--- BEGIN Data section ---

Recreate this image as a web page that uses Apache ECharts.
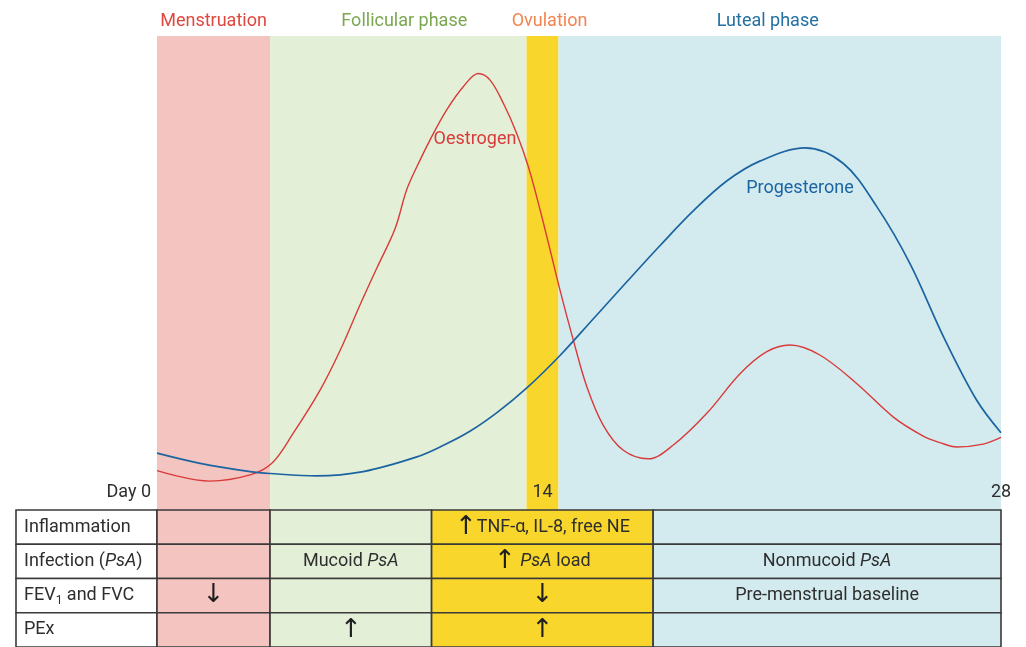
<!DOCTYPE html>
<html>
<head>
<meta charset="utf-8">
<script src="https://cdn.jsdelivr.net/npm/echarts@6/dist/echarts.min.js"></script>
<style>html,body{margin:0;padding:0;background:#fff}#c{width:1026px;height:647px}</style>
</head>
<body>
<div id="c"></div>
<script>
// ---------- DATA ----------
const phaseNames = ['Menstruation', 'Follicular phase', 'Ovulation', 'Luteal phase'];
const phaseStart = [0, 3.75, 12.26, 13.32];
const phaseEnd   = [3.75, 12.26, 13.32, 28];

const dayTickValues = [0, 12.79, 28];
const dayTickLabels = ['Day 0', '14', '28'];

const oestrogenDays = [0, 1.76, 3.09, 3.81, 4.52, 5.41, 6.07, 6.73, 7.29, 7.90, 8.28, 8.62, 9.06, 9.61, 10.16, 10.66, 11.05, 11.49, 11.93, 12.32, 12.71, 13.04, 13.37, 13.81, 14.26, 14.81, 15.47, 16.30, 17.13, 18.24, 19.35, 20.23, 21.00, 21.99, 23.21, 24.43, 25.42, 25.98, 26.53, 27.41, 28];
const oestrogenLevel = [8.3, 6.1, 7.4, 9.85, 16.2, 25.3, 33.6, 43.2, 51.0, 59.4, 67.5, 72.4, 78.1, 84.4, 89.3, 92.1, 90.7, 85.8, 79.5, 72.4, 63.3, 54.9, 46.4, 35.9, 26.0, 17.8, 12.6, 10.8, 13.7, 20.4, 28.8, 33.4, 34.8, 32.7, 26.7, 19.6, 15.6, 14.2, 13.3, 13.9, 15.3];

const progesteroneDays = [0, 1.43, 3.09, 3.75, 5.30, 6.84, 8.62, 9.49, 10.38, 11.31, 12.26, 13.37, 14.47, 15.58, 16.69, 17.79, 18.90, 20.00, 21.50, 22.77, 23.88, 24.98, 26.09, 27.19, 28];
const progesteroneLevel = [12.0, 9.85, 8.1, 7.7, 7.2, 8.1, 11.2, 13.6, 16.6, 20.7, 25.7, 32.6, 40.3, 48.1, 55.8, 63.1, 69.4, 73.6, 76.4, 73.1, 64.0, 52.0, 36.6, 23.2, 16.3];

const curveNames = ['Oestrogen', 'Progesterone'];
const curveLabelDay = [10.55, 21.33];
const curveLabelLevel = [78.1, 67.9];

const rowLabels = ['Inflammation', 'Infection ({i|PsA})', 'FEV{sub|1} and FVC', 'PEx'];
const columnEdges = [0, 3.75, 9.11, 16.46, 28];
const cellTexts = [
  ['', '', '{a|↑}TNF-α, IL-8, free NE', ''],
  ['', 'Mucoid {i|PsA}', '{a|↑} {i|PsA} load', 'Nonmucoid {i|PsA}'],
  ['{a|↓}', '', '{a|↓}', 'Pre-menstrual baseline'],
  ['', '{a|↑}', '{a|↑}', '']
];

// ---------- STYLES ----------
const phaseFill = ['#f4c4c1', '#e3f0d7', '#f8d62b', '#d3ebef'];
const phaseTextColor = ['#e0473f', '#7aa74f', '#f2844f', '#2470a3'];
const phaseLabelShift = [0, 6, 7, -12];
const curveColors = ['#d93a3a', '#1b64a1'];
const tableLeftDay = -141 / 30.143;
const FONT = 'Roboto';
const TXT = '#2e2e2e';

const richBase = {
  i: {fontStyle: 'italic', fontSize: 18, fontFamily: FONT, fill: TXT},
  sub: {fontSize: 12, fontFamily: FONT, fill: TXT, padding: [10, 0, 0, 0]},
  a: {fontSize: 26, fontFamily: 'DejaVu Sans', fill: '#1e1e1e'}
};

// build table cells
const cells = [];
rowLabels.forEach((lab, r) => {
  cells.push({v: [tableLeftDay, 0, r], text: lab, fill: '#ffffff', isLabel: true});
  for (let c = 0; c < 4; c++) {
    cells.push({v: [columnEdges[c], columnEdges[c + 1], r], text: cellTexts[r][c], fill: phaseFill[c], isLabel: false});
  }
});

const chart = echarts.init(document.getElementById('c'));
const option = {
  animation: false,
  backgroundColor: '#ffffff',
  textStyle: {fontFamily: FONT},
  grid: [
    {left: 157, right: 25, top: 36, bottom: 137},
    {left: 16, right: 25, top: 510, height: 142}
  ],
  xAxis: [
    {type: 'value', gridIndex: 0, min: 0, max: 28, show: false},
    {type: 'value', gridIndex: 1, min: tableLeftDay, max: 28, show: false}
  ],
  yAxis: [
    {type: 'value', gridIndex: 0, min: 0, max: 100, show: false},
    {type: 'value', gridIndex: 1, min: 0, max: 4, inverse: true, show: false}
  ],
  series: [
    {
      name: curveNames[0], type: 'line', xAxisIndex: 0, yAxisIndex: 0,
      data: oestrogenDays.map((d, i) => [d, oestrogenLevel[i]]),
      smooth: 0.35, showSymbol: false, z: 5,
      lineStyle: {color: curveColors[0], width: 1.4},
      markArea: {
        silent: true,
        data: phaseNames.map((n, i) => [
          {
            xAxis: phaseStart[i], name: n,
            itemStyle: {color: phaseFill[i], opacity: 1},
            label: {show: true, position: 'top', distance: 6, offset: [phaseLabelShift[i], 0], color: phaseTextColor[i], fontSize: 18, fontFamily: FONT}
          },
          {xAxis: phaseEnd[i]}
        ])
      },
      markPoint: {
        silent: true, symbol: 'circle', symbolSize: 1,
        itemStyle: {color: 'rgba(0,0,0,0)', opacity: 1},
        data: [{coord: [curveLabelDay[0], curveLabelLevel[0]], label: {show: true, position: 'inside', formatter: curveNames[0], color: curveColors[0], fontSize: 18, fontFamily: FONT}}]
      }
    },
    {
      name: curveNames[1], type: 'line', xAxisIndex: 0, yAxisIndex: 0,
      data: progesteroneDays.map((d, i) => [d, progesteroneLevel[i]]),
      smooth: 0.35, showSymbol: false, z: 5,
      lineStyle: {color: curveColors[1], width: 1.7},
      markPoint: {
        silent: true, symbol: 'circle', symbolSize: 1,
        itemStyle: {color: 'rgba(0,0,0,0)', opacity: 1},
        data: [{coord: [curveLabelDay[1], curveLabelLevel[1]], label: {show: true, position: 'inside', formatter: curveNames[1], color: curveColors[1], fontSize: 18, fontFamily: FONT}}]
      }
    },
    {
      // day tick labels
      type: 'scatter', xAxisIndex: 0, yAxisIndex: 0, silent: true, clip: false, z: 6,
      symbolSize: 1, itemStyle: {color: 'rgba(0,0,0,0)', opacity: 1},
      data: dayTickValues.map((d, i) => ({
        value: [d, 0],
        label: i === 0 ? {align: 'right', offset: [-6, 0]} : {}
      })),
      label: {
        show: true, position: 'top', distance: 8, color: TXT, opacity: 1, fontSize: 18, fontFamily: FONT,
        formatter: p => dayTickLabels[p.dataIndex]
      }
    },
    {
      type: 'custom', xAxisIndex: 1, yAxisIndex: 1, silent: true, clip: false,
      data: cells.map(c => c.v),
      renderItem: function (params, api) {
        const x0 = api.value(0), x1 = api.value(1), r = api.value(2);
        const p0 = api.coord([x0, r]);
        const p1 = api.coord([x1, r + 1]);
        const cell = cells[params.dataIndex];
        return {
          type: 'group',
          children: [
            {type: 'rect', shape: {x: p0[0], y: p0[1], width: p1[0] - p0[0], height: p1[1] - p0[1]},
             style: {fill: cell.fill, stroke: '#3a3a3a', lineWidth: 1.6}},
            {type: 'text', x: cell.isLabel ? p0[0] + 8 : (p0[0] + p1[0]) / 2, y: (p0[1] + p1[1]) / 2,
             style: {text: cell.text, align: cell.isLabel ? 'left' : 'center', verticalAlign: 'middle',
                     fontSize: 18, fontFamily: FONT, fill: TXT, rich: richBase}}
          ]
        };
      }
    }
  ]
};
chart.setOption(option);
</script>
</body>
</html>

--- END Data section ---

*Task requirements*.
Leave out the pictures and repeat the lines from the start of the material through the line with "const dayTickLabels = ['Day 0', '14', '28'];", inclusive.

*The response*.
Recreate this image as a web page that uses Apache ECharts.
<!DOCTYPE html>
<html>
<head>
<meta charset="utf-8">
<script src="https://cdn.jsdelivr.net/npm/echarts@6/dist/echarts.min.js"></script>
<style>html,body{margin:0;padding:0;background:#fff}#c{width:1026px;height:647px}</style>
</head>
<body>
<div id="c"></div>
<script>
// ---------- DATA ----------
const phaseNames = ['Menstruation', 'Follicular phase', 'Ovulation', 'Luteal phase'];
const phaseStart = [0, 3.75, 12.26, 13.32];
const phaseEnd   = [3.75, 12.26, 13.32, 28];

const dayTickValues = [0, 12.79, 28];
const dayTickLabels = ['Day 0', '14', '28'];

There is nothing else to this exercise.